- Task objective
Retype, with no alterations, every line between the one containing "Give me the matplotlib source for this chart." and the one containing "Elaborado por el", counting both of those lines too. Pictures are to be left out.

- Records provided
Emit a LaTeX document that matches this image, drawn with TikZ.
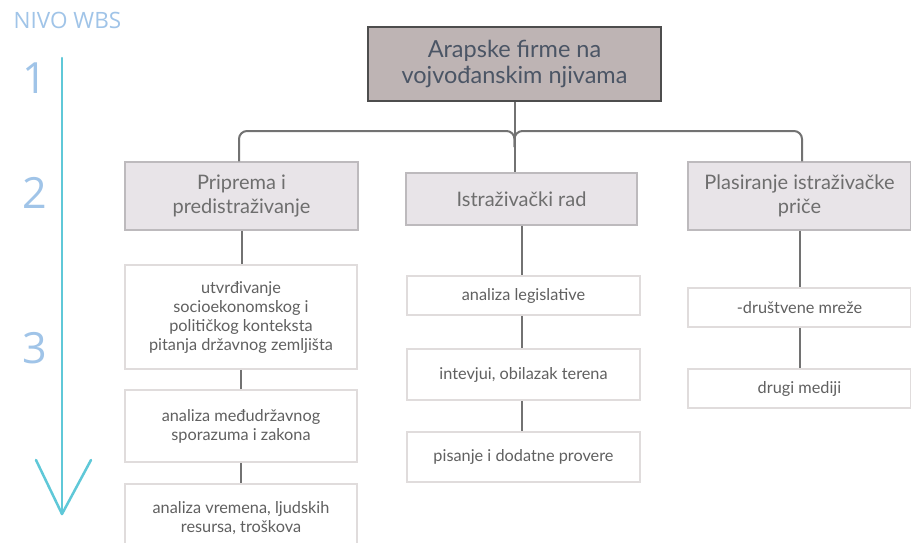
\documentclass[tikz,border=0pt]{standalone}
\usepackage{fontspec}
\setmainfont{Lato}
\newfontfamily\opensans{Open Sans}
\definecolor{rootfill}{HTML}{BEB4B4}
\definecolor{rootdraw}{HTML}{4D4D4D}
\definecolor{roottext}{HTML}{4B5565}
\definecolor{midfill}{HTML}{E8E4E8}
\definecolor{middraw}{HTML}{BDBABD}
\definecolor{midtext}{HTML}{6E6E6E}
\definecolor{leafdraw}{HTML}{E0DCDC}
\definecolor{leaftext}{HTML}{606060}
\definecolor{conn}{HTML}{727272}
\definecolor{lvl}{HTML}{A0C4E8}
\definecolor{arrowc}{HTML}{5FC8D8}
\tikzset{
  rootbox/.style={draw=rootdraw, line width=2pt, fill=rootfill, text=roottext,
    minimum width=293pt, minimum height=74pt, align=center, inner sep=0pt,
    font=\fontsize{23.5}{26}\selectfont},
  midbox/.style={draw=middraw, line width=1.5pt, fill=midfill, text=midtext,
    minimum height=68pt, align=center, inner sep=0pt,
    font=\fontsize{20}{24}\selectfont},
  leafbox/.style={draw=leafdraw, line width=1.5pt, fill=white, text=leaftext,
    align=center, inner sep=0pt, font=\fontsize{16.3}{19}\selectfont},
  link/.style={draw=conn, line width=2pt},
  lvltext/.style={text=lvl, inner sep=0pt},
}
\begin{document}
\begin{tikzpicture}[x=1pt,y=-1pt]
\clip (0,0) rectangle (911,542);
\fill[white] (0,0) rectangle (911,542);

% level labels and arrow
\node[lvltext, font=\opensans\fontsize{22.5}{24}\selectfont] (nivo) at (67.5,20) {NIVO WBS};
\node[lvltext, font=\opensans\fontsize{43}{46}\selectfont] (n1) at (35,78) {1};
\node[lvltext, font=\opensans\fontsize{43}{46}\selectfont] (n2) at (35,193) {2};
\node[lvltext, font=\opensans\fontsize{43}{46}\selectfont] (n3) at (35,348) {3};
\coordinate (atop) at (62,58);
\coordinate (atip) at (62,514);
\coordinate (al) at (36,460);
\coordinate (ar) at (91,460);
\draw[arrowc, line width=2.5pt, line cap=round, line join=round] (atop) -- (atip);
\draw[arrowc, line width=2.5pt, line cap=round, line join=round] (al) -- (atip) -- (ar);

% root
\node[rootbox] (root) at (514.5,64) {Arapske firme na\\vojvođanskim njivama};

% level 2
\node[midbox, minimum width=233pt] (pa) at (241.5,196) {Priprema i\\predistraživanje};
\node[midbox, minimum width=231pt, minimum height=52pt] (pb) at (521.5,199) {Istraživački rad};
\node[midbox, minimum width=223pt] (pc) at (799.5,196) {Plasiranje istraživačke\\priče};

% level 3 left
\node[leafbox, minimum width=232pt, minimum height=104pt] (a1) at (241,317)
  {utvrđivanje\\socioekonomskog i\\političkog konteksta\\pitanja državnog zemljišta};
\node[leafbox, minimum width=232pt, minimum height=72pt] (a2) at (241,426)
  {analiza međudržavnog\\sporazuma i zakona};
\node[leafbox, minimum width=232pt, minimum height=68pt] (a3) at (241,518)
  {analiza vremena, ljudskih\\resursa, troškova};

% level 3 middle
\node[leafbox, minimum width=233pt, minimum height=39pt] (b1) at (523.5,295.5) {analiza legislative};
\node[leafbox, minimum width=233pt, minimum height=51pt] (b2) at (523.5,374.5) {intevjui, obilazak terena};
\node[leafbox, minimum width=233pt, minimum height=50pt] (b3) at (523.5,457) {pisanje i dodatne provere};

% level 3 right
\node[leafbox, minimum width=223pt, minimum height=39pt] (c1) at (799.5,307.5) {-društvene mreže};
\node[leafbox, minimum width=223pt, minimum height=39pt] (c2) at (799.5,388.5) {drugi mediji};

% connectors root -> level 2
\coordinate (hy) at (0,131);
\coordinate (bl) at (239,0);
\coordinate (br) at (802,0);
\draw[link] (root.south) -- (root.south |- pb.north);
\draw[link, rounded corners=8pt] (bl |- pa.north) -- (bl |- hy) -- (root.south |- hy) -- ([yshift=-16pt]root.south |- hy);
\draw[link, rounded corners=8pt] (br |- pc.north) -- (br |- hy) -- (root.south |- hy) -- ([yshift=-16pt]root.south |- hy);

% connectors level 2 -> level 3
\draw[link] (pa.south) -- (pa.south |- a1.north);
\draw[link] (a1.south) -- (a1.south |- a2.north);
\draw[link] (a2.south) -- (a2.south |- a3.north);
\draw[link] (pb.south) -- (pb.south |- b1.north);
\draw[link] (b1.south -| pb.south) -- (pb.south |- b2.north);
\draw[link] (b2.south -| pb.south) -- (pb.south |- b3.north);
\draw[link] (pc.south) -- (pc.south |- c1.north);
\draw[link] (c1.south) -- (c1.south |- c2.north);
\end{tikzpicture}
\end{document}
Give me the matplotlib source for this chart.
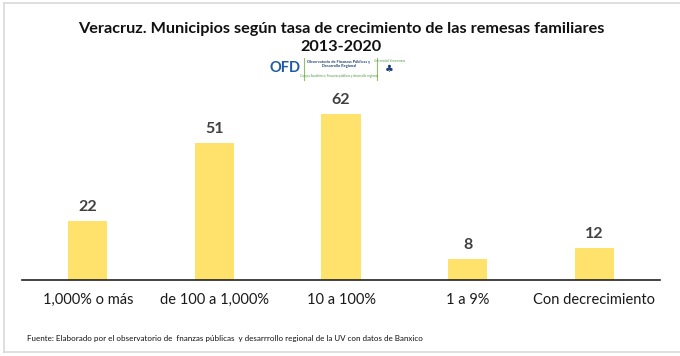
import matplotlib
matplotlib.use("Agg")
import matplotlib.pyplot as plt
from matplotlib.lines import Line2D

categories = ["1,000% o más", "de 100 a 1,000%", "10 a 100%", "1 a 9%", "Con decrecimiento"]
values = [22, 51, 62, 8, 12]
title = "Veracruz. Municipios según tasa de crecimiento de las remesas familiares\n2013-2020"
source = "Fuente: Elaborado por el observatorio de  fnanzas públicas  y desarrrollo regional de la UV con datos de Banxico"

plt.rcParams['font.family'] = ['Lato', 'DejaVu Sans']

W, H = 680, 356
fig = plt.figure(figsize=(W / 100, H / 100), dpi=100)
fig.patch.set_facecolor("white")

# light frame (left, top, bottom)
for (x0, y0, x1, y1) in [(4, 3, 4, 352), (4, 3, 680, 3), (4, 352, 680, 352)]:
    fig.add_artist(Line2D([x0 / W, x1 / W], [1 - y0 / H, 1 - y1 / H],
                          transform=fig.transFigure, color="#d9d9d9", lw=1.2))

# axes: bottom at y=280, top at y=100
ax_left, ax_right = 22, 660
ax_bottom, ax_top = 280, 100
ax = fig.add_axes([ax_left / W, 1 - ax_bottom / H, (ax_right - ax_left) / W, (ax_bottom - ax_top) / H])
x = list(range(len(categories)))
ax.bar(x, values, width=0.31, color="#FFE26B", zorder=2)
ax.set_xlim(-0.52, 4.52)
ax.set_ylim(0, 180 / 2.68)
for s in ["top", "right", "left"]:
    ax.spines[s].set_visible(False)
ax.spines["bottom"].set_color("#222222")
ax.spines["bottom"].set_linewidth(1.2)
ax.set_yticks([])
ax.set_xticks(x)
ax.set_xticklabels(categories, fontsize=10.5, color="#1a1a1a")
ax.tick_params(axis="x", length=0, pad=9)
for xi, v in zip(x, values):
    ax.annotate(str(v), (xi, v), xytext=(0, 5), textcoords="offset points",
                ha="center", va="bottom", fontsize=11.5, fontweight="bold", color="#404040")

# title
fig.text(341 / W, 1 - 38 / H, title, ha="center", va="center", fontsize=11.7,
         fontweight="bold", color="#111111", linespacing=1.4)

# logo (simplified, as text)
fig.text(270 / W, 1 - 68 / H, "OFD", ha="left", va="center", fontsize=10.5,
         fontweight="bold", color="#1f5aa6")
fig.add_artist(Line2D([304 / W, 304 / W], [1 - 58 / H, 1 - 80 / H],
                      transform=fig.transFigure, color="#8fc06c", lw=0.8))
fig.text(339 / W, 1 - 64 / H, "Observatorio de Finanzas Públicas y\nDesarrollo Regional",
         ha="center", va="center", fontsize=2.8, color="#1f3f7a", linespacing=1.1, fontweight="bold")
fig.text(339 / W, 1 - 76 / H, "Cuerpo Académico: Finanzas públicas y desarrollo regional",
         ha="center", va="center", fontsize=2.2, color="#4a9a3a")
fig.add_artist(Line2D([377 / W, 377 / W], [1 - 58 / H, 1 - 80 / H],
                      transform=fig.transFigure, color="#8fc06c", lw=0.8))
fig.text(389 / W, 1 - 61 / H, "Universidad Veracruzana", ha="center", va="center",
         fontsize=2.0, color="#4a9a3a")
fig.text(389 / W, 1 - 69 / H, "♣", ha="center", va="center", fontsize=7, color="#1f3f7a",
         family=["DejaVu Sans"])

# source
fig.text(27 / W, 1 - 339 / H, source, ha="left", va="center", fontsize=5.8, color="#111111")

fig.savefig("out.png", dpi=100, facecolor="white")
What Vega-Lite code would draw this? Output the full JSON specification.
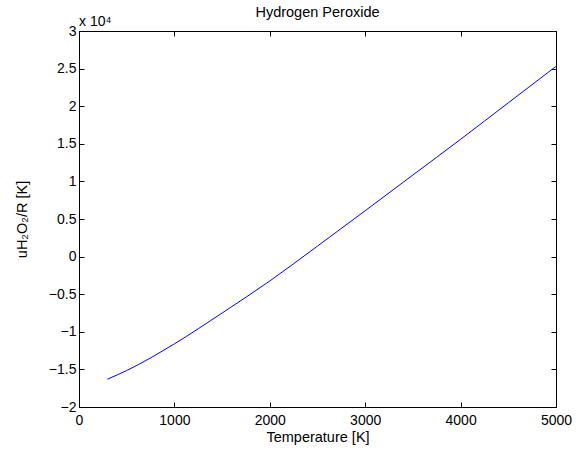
{
  "$schema": "https://vega.github.io/schema/vega-lite/v6.json",
  "width": 477,
  "height": 376,
  "autosize": {"type": "none"},
  "padding": {"left": 79, "top": 31, "right": 24, "bottom": 47},
  "background": "white",
  "title": {"text": "Hydrogen Peroxide", "font": "Liberation Sans", "fontSize": 14.5, "fontWeight": "normal", "color": "black", "offset": -5},
  "config": {
    "view": {"stroke": "black", "strokeWidth": 1},
    "axis": {
      "labelFont": "Liberation Sans", "labelFontSize": 14, "labelColor": "black",
      "titleFont": "Liberation Sans", "titleFontSize": 14.5, "titleFontWeight": "normal", "titleColor": "black",
      "domainColor": "black", "tickColor": "black", "tickSize": -5, "grid": false
    }
  },
  "data": {"values": [
    {"T": 298, "u": -16300},
    {"T": 500, "u": -15150},
    {"T": 1000, "u": -11600},
    {"T": 1500, "u": -7500},
    {"T": 2000, "u": -3240},
    {"T": 2500, "u": 1400},
    {"T": 3000, "u": 6100},
    {"T": 3500, "u": 10850},
    {"T": 4000, "u": 15600},
    {"T": 4500, "u": 20450},
    {"T": 5000, "u": 25300}
  ]},
  "layer": [
    {
      "mark": {"type": "line", "color": "#0000ff", "strokeWidth": 1, "interpolate": "monotone"},
      "encoding": {
        "x": {"field": "T", "type": "quantitative", "scale": {"domain": [0, 5000], "nice": false, "zero": false},
              "axis": {"title": "Temperature [K]", "values": [0, 1000, 2000, 3000, 4000, 5000], "format": "d", "labelPadding": 11, "titlePadding": 3, "labelFlush": false}},
        "y": {"field": "u", "type": "quantitative", "scale": {"domain": [-20000, 30000], "nice": false, "zero": false},
              "axis": {"title": "uH₂O₂/R [K]", "values": [-20000, -15000, -10000, -5000, 0, 5000, 10000, 15000, 20000, 25000, 30000],
                       "labelExpr": "format(datum.value/10000, '~g')", "labelPadding": 8, "titlePadding": 19}}
      }
    },
    {
      "mark": {"type": "line", "opacity": 0},
      "encoding": {
        "x": {"field": "T", "type": "quantitative",
              "axis": {"orient": "top", "title": null, "labels": false, "domain": false, "values": [0, 1000, 2000, 3000, 4000, 5000]}},
        "y": {"field": "u", "type": "quantitative",
              "axis": {"orient": "right", "title": null, "labels": false, "domain": false, "values": [-20000, -15000, -10000, -5000, 0, 5000, 10000, 15000, 20000, 25000, 30000]}}
      }
    },
    {
      "data": {"values": [{"label": "x 10⁴"}]},
      "mark": {"type": "text", "align": "left", "baseline": "bottom", "dy": -2, "font": "Liberation Sans", "fontSize": 14, "color": "black"},
      "encoding": {
        "x": {"datum": 0, "type": "quantitative", "axis": null},
        "y": {"datum": 30000, "type": "quantitative", "axis": null},
        "text": {"field": "label"}
      }
    }
  ],
  "resolve": {"axis": {"x": "independent", "y": "independent"}}
}
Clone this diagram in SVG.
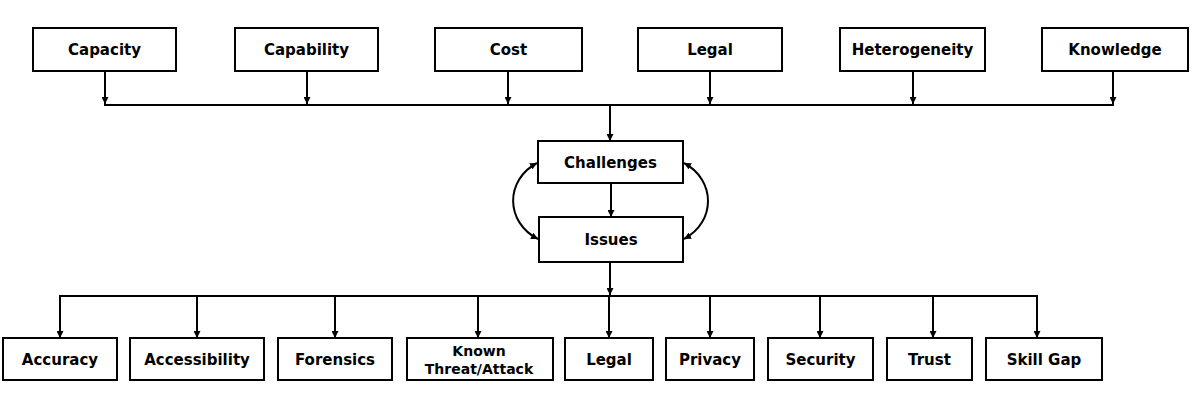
<svg xmlns="http://www.w3.org/2000/svg" width="1196" height="403" viewBox="0 0 1196 403">
<style>
.box{fill:#fff;stroke:#000;stroke-width:2}
.t{font-family:"DejaVu Sans","Verdana",sans-serif;font-weight:bold;font-size:15px;fill:#000;text-anchor:middle;dominant-baseline:central}
.c{fill:none;stroke:#000;stroke-width:2}
</style>
<defs>
<marker id="ah" viewBox="0 0 10 10" refX="10" refY="5" markerWidth="7" markerHeight="7" orient="auto" markerUnits="userSpaceOnUse">
<path d="M0,0 L10,5 L0,10 z" fill="#000"/>
</marker>
<marker id="ah2" viewBox="0 0 10 10" refX="10" refY="5" markerWidth="7" markerHeight="7" orient="auto-start-reverse" markerUnits="userSpaceOnUse">
<path d="M0,0 L10,5 L0,10 z" fill="#000"/>
</marker>
</defs>
<g id="connectors">
<line class="c" x1="105" y1="71" x2="105" y2="104" marker-end="url(#ah)"/>
<line class="c" x1="307" y1="71" x2="307" y2="104" marker-end="url(#ah)"/>
<line class="c" x1="508" y1="71" x2="508" y2="104" marker-end="url(#ah)"/>
<line class="c" x1="710" y1="71" x2="710" y2="104" marker-end="url(#ah)"/>
<line class="c" x1="913" y1="71" x2="913" y2="104" marker-end="url(#ah)"/>
<line class="c" x1="1113" y1="71" x2="1113" y2="104" marker-end="url(#ah)"/>
<line class="c" x1="104" y1="105" x2="1114" y2="105"/>
<line class="c" x1="610" y1="105" x2="610" y2="141" marker-end="url(#ah)"/>
<line class="c" x1="611" y1="183" x2="611" y2="217" marker-end="url(#ah)"/>
<line class="c" x1="610" y1="262" x2="610" y2="295" marker-end="url(#ah)"/>
<path class="c" d="M537,163 C505,180 505,222 538,239" marker-start="url(#ah2)" marker-end="url(#ah2)"/>
<path class="c" d="M684,163 C716,180 716,222 684,239" marker-start="url(#ah2)" marker-end="url(#ah2)"/>
<line class="c" x1="59" y1="296" x2="1038" y2="296"/>
<line class="c" x1="60" y1="296" x2="60" y2="338" marker-end="url(#ah)"/>
<line class="c" x1="197" y1="296" x2="197" y2="338" marker-end="url(#ah)"/>
<line class="c" x1="335" y1="296" x2="335" y2="338" marker-end="url(#ah)"/>
<line class="c" x1="478" y1="296" x2="478" y2="338" marker-end="url(#ah)"/>
<line class="c" x1="609" y1="296" x2="609" y2="338" marker-end="url(#ah)"/>
<line class="c" x1="710" y1="296" x2="710" y2="338" marker-end="url(#ah)"/>
<line class="c" x1="820" y1="296" x2="820" y2="338" marker-end="url(#ah)"/>
<line class="c" x1="933" y1="296" x2="933" y2="338" marker-end="url(#ah)"/>
<line class="c" x1="1037" y1="296" x2="1037" y2="338" marker-end="url(#ah)"/>
</g>
<g id="capacity"><rect class="box" x="33" y="28" width="143" height="43"/><text class="t" x="104.5" y="50">Capacity</text></g>
<g id="capability"><rect class="box" x="235" y="28" width="143" height="43"/><text class="t" x="306.5" y="50">Capability</text></g>
<g id="cost"><rect class="box" x="435" y="28" width="147" height="43"/><text class="t" x="508.5" y="50">Cost</text></g>
<g id="legal-top"><rect class="box" x="638" y="28" width="144" height="43"/><text class="t" x="710" y="50">Legal</text></g>
<g id="heterogeneity"><rect class="box" x="840" y="28" width="145" height="43"/><text class="t" x="912.5" y="50">Heterogeneity</text></g>
<g id="knowledge"><rect class="box" x="1042" y="28" width="146" height="43"/><text class="t" x="1115" y="50">Knowledge</text></g>
<g id="challenges"><rect class="box" x="538" y="141" width="145" height="42"/><text class="t" x="610.5" y="163">Challenges</text></g>
<g id="issues"><rect class="box" x="539" y="217" width="144" height="45"/><text class="t" x="611" y="240">Issues</text></g>
<g id="accuracy"><rect class="box" x="3" y="338" width="114" height="42"/><text class="t" x="60" y="360">Accuracy</text></g>
<g id="accessibility"><rect class="box" x="130" y="338" width="134" height="42"/><text class="t" x="197" y="360">Accessibility</text></g>
<g id="forensics"><rect class="box" x="278" y="338" width="114" height="42"/><text class="t" x="335" y="360">Forensics</text></g>
<g id="known-threat"><rect class="box" x="407" y="338" width="146" height="42"/><text class="t" x="479" y="351" style="font-size:14px">Known</text><text class="t" x="479" y="369" style="font-size:14px">Threat/Attack</text></g>
<g id="legal-bottom"><rect class="box" x="565" y="338" width="88" height="42"/><text class="t" x="609" y="360">Legal</text></g>
<g id="privacy"><rect class="box" x="666" y="338" width="88" height="42"/><text class="t" x="710" y="360">Privacy</text></g>
<g id="security"><rect class="box" x="768" y="338" width="105" height="42"/><text class="t" x="820.5" y="360">Security</text></g>
<g id="trust"><rect class="box" x="887" y="338" width="85" height="42"/><text class="t" x="929.5" y="360">Trust</text></g>
<g id="skill-gap"><rect class="box" x="986" y="338" width="116" height="42"/><text class="t" x="1044" y="360">Skill Gap</text></g>
</svg>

- The completed task
Give me the matplotlib source for this chart.
import matplotlib
matplotlib.use("Agg")
import matplotlib.pyplot as plt
from matplotlib.lines import Line2D

categories = ["1,000% o más", "de 100 a 1,000%", "10 a 100%", "1 a 9%", "Con decrecimiento"]
values = [22, 51, 62, 8, 12]
title = "Veracruz. Municipios según tasa de crecimiento de las remesas familiares\n2013-2020"
source = "Fuente: Elaborado por el observatorio de  fnanzas públicas  y desarrrollo regional de la UV con datos de Banxico"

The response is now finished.